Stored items
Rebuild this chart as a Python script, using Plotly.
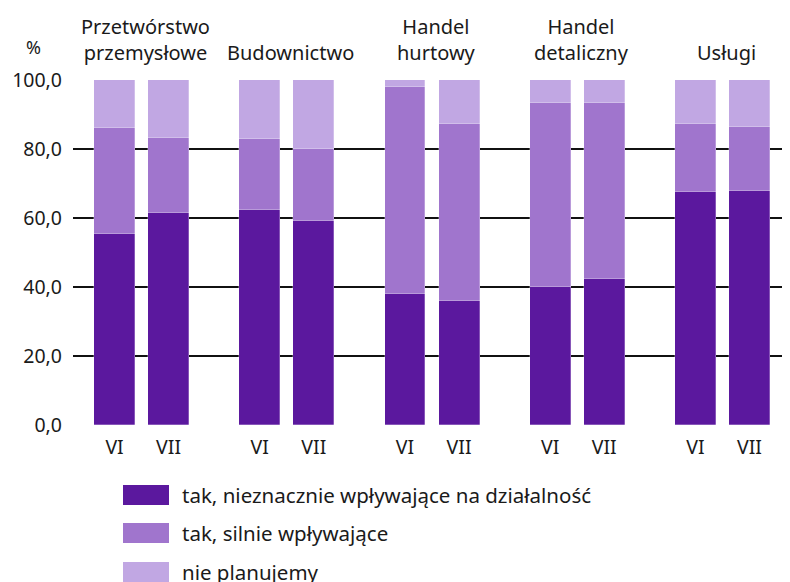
import plotly.graph_objects as go

# ---- data ----
categories = ["Przetwórstwo<br>przemysłowe", "Budownictwo", "Handel<br>hurtowy", "Handel<br>detaliczny", "Usługi"]
periods = ["VI", "VII"]
series_names = ["tak, nieznacznie wpływające na działalność", "tak, silnie wpływające", "nie planujemy"]
# values per bar in order: cat0 VI, cat0 VII, cat1 VI, ...
tak_nieznacznie = [55.5, 61.4, 62.4, 59.2, 38.1, 36.0, 39.9, 42.4, 67.6, 67.9]
tak_silnie =      [30.5, 21.7, 20.6, 20.7, 59.9, 51.3, 53.5, 51.0, 19.6, 18.5]
nie_planujemy =   [14.0, 16.9, 17.0, 20.1,  2.0, 12.7,  6.6,  6.6, 12.8, 13.6]
y_ticks = [0, 20, 40, 60, 80, 100]
y_tick_labels = ["0,0", "20,0", "40,0", "60,0", "80,0", "100,0"]

colors = ["#5B189E", "#A075CD", "#C1A7E3"]
FONT = "Noto Sans"
TXT = "#1a1a1a"

# layout geometry (pixels); page body adds an 8px offset
OFF = 8
W, H = 790 - OFF, 582 - OFF
ML, MR, MT = 73 - OFF, 0, 80 - OFF
MB = H - (425 - OFF)
PW, PH = W - ML - MR, H - MT - MB

def px_x(px):
    return (px - OFF - ML) / PW

def px_y(py):
    return (H - MB - (py - OFF)) / PH

offset = 0.186
bar_w = 0.282
xpos = []
for i in range(len(categories)):
    xpos += [i - offset, i + offset]
xlabels = periods * len(categories)

fig = go.Figure()
for name, vals, col in zip(series_names, [tak_nieznacznie, tak_silnie, nie_planujemy], colors):
    fig.add_trace(go.Bar(
        x=xpos, y=vals, name=name, width=bar_w,
        marker=dict(color=col, line=dict(width=0.6, color="rgba(255,255,255,0.45)")),
        showlegend=False,
    ))

annotations = []
for i, c in enumerate(categories):
    annotations.append(dict(x=i, y=1, xref="x", yref="paper", text=c, showarrow=False,
                            xanchor="center", yanchor="bottom", yshift=12, xshift=4,
                            font=dict(family=FONT, size=20, color=TXT)))
annotations.append(dict(x=px_x(33), y=1, xref="paper", yref="paper", text="%", showarrow=False,
                        xanchor="center", yanchor="middle", yshift=33,
                        font=dict(family=FONT, size=18, color=TXT)))

shapes = []
legend_rows = [495, 533, 572]
for name, col, cy in zip(series_names, colors, legend_rows):
    shapes.append(dict(type="rect", xref="paper", yref="paper",
                       x0=px_x(123), x1=px_x(169), y0=px_y(cy - 10), y1=px_y(cy + 10),
                       fillcolor=col, line=dict(width=0)))
    annotations.append(dict(x=px_x(180), y=px_y(cy), xref="paper", yref="paper", text=name,
                            showarrow=False, xanchor="left", yanchor="middle",
                            font=dict(family=FONT, size=20.5, color=TXT)))

fig.update_layout(
    width=W, height=H,
    margin=dict(l=ML, r=MR, t=MT, b=MB),
    plot_bgcolor="white", paper_bgcolor="white",
    barmode="stack", bargap=0,
    font=dict(family=FONT, size=19, color=TXT),
    annotations=annotations, shapes=shapes,
    xaxis=dict(range=[-0.472, 4.465], tickvals=xpos, ticktext=xlabels, showgrid=False,
               zeroline=False, showline=False, ticks="", ticklabelstandoff=8,
               tickfont=dict(family=FONT, size=19.5, color=TXT), fixedrange=True),
    yaxis=dict(range=[0, 100], tickvals=y_ticks, ticktext=y_tick_labels, showgrid=True,
               gridcolor="#111111", gridwidth=2, zeroline=False, showline=False, ticks="",
               ticklabelstandoff=10, tickfont=dict(family=FONT, size=19.5, color=TXT), fixedrange=True),
)

fig.write_html("out.html")
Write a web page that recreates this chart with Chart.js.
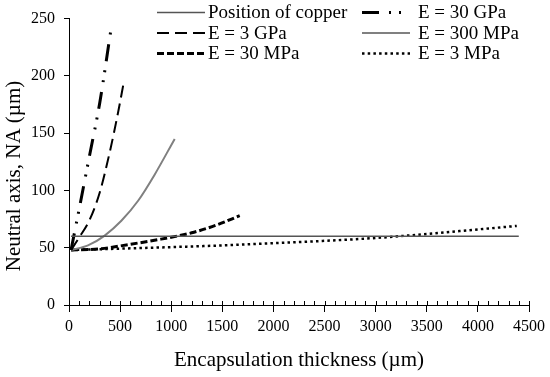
<!DOCTYPE html>
<html lang="en">
<head>
<meta charset="UTF-8">
<title>Neutral axis vs encapsulation thickness</title>
<script src="https://cdn.jsdelivr.net/npm/chart.js"></script>
<style>
    body { margin: 0; background: #fff; }
    #box { width: 550px; height: 377px; }
</style>
</head>
<body>
<div id="box"><canvas id="myChart"></canvas></div>

<script>
    // values: thickness (um) -> neutral axis (um)
    const copperX = [20, 4400];
    const copperY = [60, 60];

    const gpa30X = [20, 60, 100, 200, 300, 408];
    const gpa30Y = [48, 66, 84, 130, 176, 239];

    const gpa3X = [20, 100, 200, 300, 400, 480, 535];
    const gpa3Y = [48, 59, 74, 98, 134, 168, 194];

    const mpa300X = [20, 186, 349, 512, 676, 839, 1034];
    const mpa300Y = [48, 52, 60.6, 73.5, 91, 114, 145];

    const mpa30X = [20, 300, 600, 900, 1200, 1450, 1670];
    const mpa30Y = [48, 49, 53, 57.5, 63, 70, 78];

    const mpa3X = [20, 800, 1500, 2000, 2500, 3000, 3500, 4000, 4380];
    const mpa3Y = [48, 50, 52, 54, 56, 58.5, 62, 66, 69];

    const yTicks = [0, 50, 100, 150, 200, 250];

    function pts(xs, ys) {
        return xs.map((x, i) => ({ x: x, y: ys[i] }));
    }

    const serif = '"Liberation Serif", "DejaVu Serif", serif';

    // two-column legend drawn in the top of the plot
    const legendPlugin = {
        id: 'twoColLegend',
        afterDraw(chart) {
            const ctx = chart.ctx;
            const lineX = [157, 362];
            const textX = [208, 418];
            chart.data.datasets.forEach((ds, i) => {
                const col = i % 2;
                const row = Math.floor(i / 2);
                const y = 12.5 + row * 20.5;
                ctx.save();
                ctx.strokeStyle = ds.borderColor;
                ctx.lineWidth = ds.borderWidth;
                ctx.setLineDash(ds.borderDash || []);
                ctx.beginPath();
                ctx.moveTo(lineX[col], y);
                ctx.lineTo(lineX[col] + 48, y);
                ctx.stroke();
                ctx.setLineDash([]);
                ctx.fillStyle = '#000';
                ctx.font = '19px ' + serif;
                ctx.textBaseline = 'middle';
                ctx.fillText(ds.label, textX[col], y + 1);
                ctx.restore();
            });
        }
    };

    // small tick marks on the inner side of the x axis + y axis title
    const innerTicks = {
        id: 'innerTicks',
        afterDraw(chart) {
            const sc = chart.scales.x;
            const ctx = chart.ctx;
            ctx.save();
            ctx.strokeStyle = '#000';
            ctx.lineWidth = 1;
            sc.ticks.forEach(t => {
                const px = Math.round(sc.getPixelForValue(t.value)) + 0.5;
                ctx.beginPath();
                ctx.moveTo(px, sc.top - 4);
                ctx.lineTo(px, sc.top);
                ctx.stroke();
            });
            ctx.translate(14, 176);
            ctx.rotate(-Math.PI / 2);
            ctx.fillStyle = '#000';
            ctx.font = '21px ' + serif;
            ctx.textAlign = 'center';
            ctx.textBaseline = 'middle';
            ctx.fillText('Neutral axis, NA (µm)', 0, 0);
            ctx.restore();
        }
    };

    const ctx = document.getElementById('myChart');
    const myChart = new Chart(ctx, {
        type: 'line',
        data: {
            datasets: [
                {
                    label: 'Position of copper',
                    data: pts(copperX, copperY),
                    borderColor: '#555555',
                    borderWidth: 1.3,
                    borderDash: []
                },
                {
                    label: 'E = 30 GPa',
                    data: pts(gpa30X, gpa30Y),
                    borderColor: '#000000',
                    borderWidth: 3,
                    borderDash: [17, 10, 2, 8, 2, 9]
                },
                {
                    label: 'E = 3 GPa',
                    data: pts(gpa3X, gpa3Y),
                    borderColor: '#000000',
                    borderWidth: 2,
                    borderDash: [12, 6]
                },
                {
                    label: 'E = 300 MPa',
                    data: pts(mpa300X, mpa300Y),
                    borderColor: '#808080',
                    borderWidth: 2,
                    borderDash: []
                },
                {
                    label: 'E = 30 MPa',
                    data: pts(mpa30X, mpa30Y),
                    borderColor: '#000000',
                    borderWidth: 3,
                    borderDash: [7, 3]
                },
                {
                    label: 'E = 3 MPa',
                    data: pts(mpa3X, mpa3Y),
                    borderColor: '#000000',
                    borderWidth: 2.5,
                    borderDash: [2.5, 3.2]
                }
            ]
        },
        options: {
            responsive: true,
            maintainAspectRatio: false,
            animation: false,
            devicePixelRatio: 1,
            layout: { padding: { top: 15, right: 20, left: 0, bottom: 0 } },
            elements: {
                point: { radius: 0 },
                line: { cubicInterpolationMode: 'monotone', fill: false }
            },
            plugins: {
                legend: { display: false },
                tooltip: { enabled: false }
            },
            scales: {
                x: {
                    type: 'linear',
                    min: 0,
                    max: 4500,
                    afterFit(scale) { scale.height = 72; },
                    border: { display: true, color: '#000', width: 1 },
                    grid: {
                        drawOnChartArea: false,
                        tickLength: 7,
                        tickColor: (c) => (c.tick && c.tick.value % 500 === 0) ? '#000' : 'rgba(0,0,0,0)'
                    },
                    ticks: {
                        stepSize: 100,
                        autoSkip: false,
                        maxRotation: 0,
                        padding: 5,
                        color: '#000',
                        font: { family: serif, size: 16 },
                        callback: (v) => v % 500 === 0 ? v : ''
                    },
                    title: {
                        display: true,
                        text: 'Encapsulation thickness (µm)',
                        color: '#000',
                        font: { family: serif, size: 21 },
                        padding: { top: 3 }
                    }
                },
                y: {
                    min: 0,
                    max: 250,
                    afterFit(scale) { scale.width = 69; },
                    afterBuildTicks(scale) {
                        scale.ticks = yTicks.map(v => ({ value: v }));
                    },
                    border: { display: true, color: '#000', width: 1 },
                    grid: {
                        drawOnChartArea: false,
                        tickLength: 5,
                        color: '#000'
                    },
                    ticks: {
                        padding: 9,
                        color: '#000',
                        font: { family: serif, size: 16 }
                    },
                    title: { display: false }
                }
            }
        },
        plugins: [legendPlugin, innerTicks]
    });
</script>
</body>
</html>
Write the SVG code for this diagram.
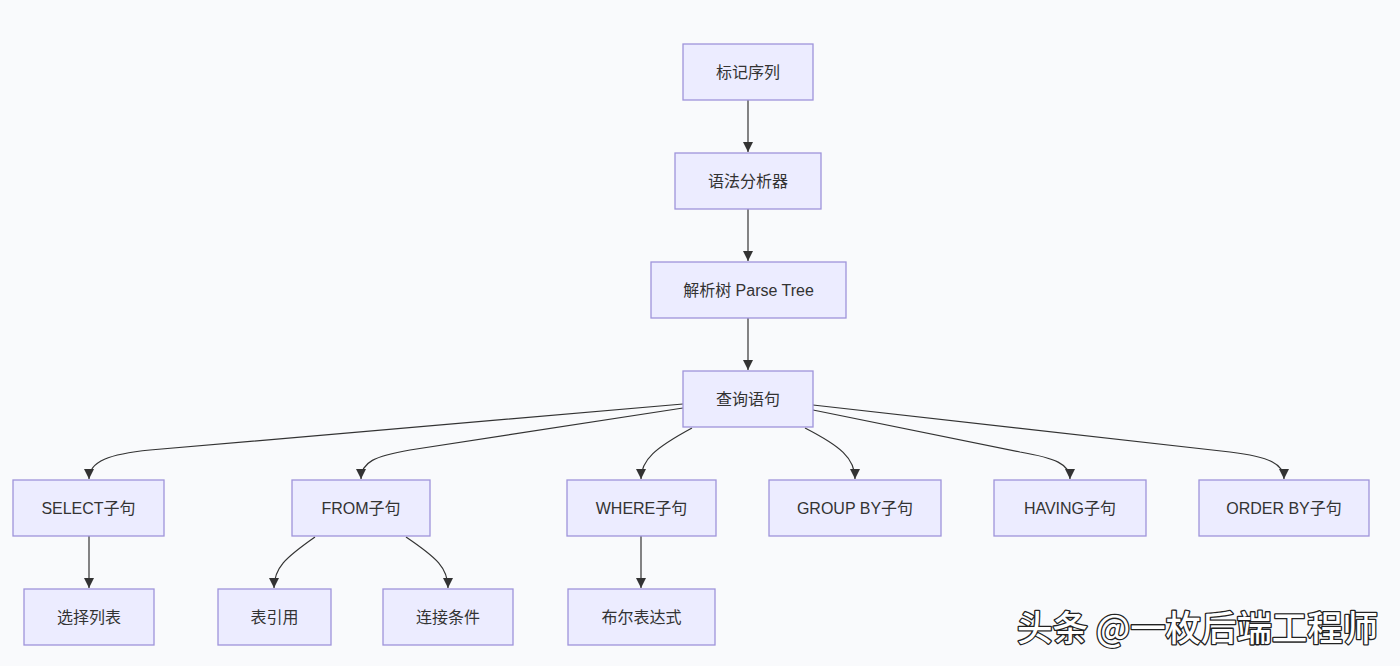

AIM
Repeat only what lies between the start of the data and the end of the line containing "import plotly.graph_objects as go", exactly, with pictures left out.

EXPECTED ANSWER
Rebuild this chart as a Python script, using Plotly.
import plotly.graph_objects as go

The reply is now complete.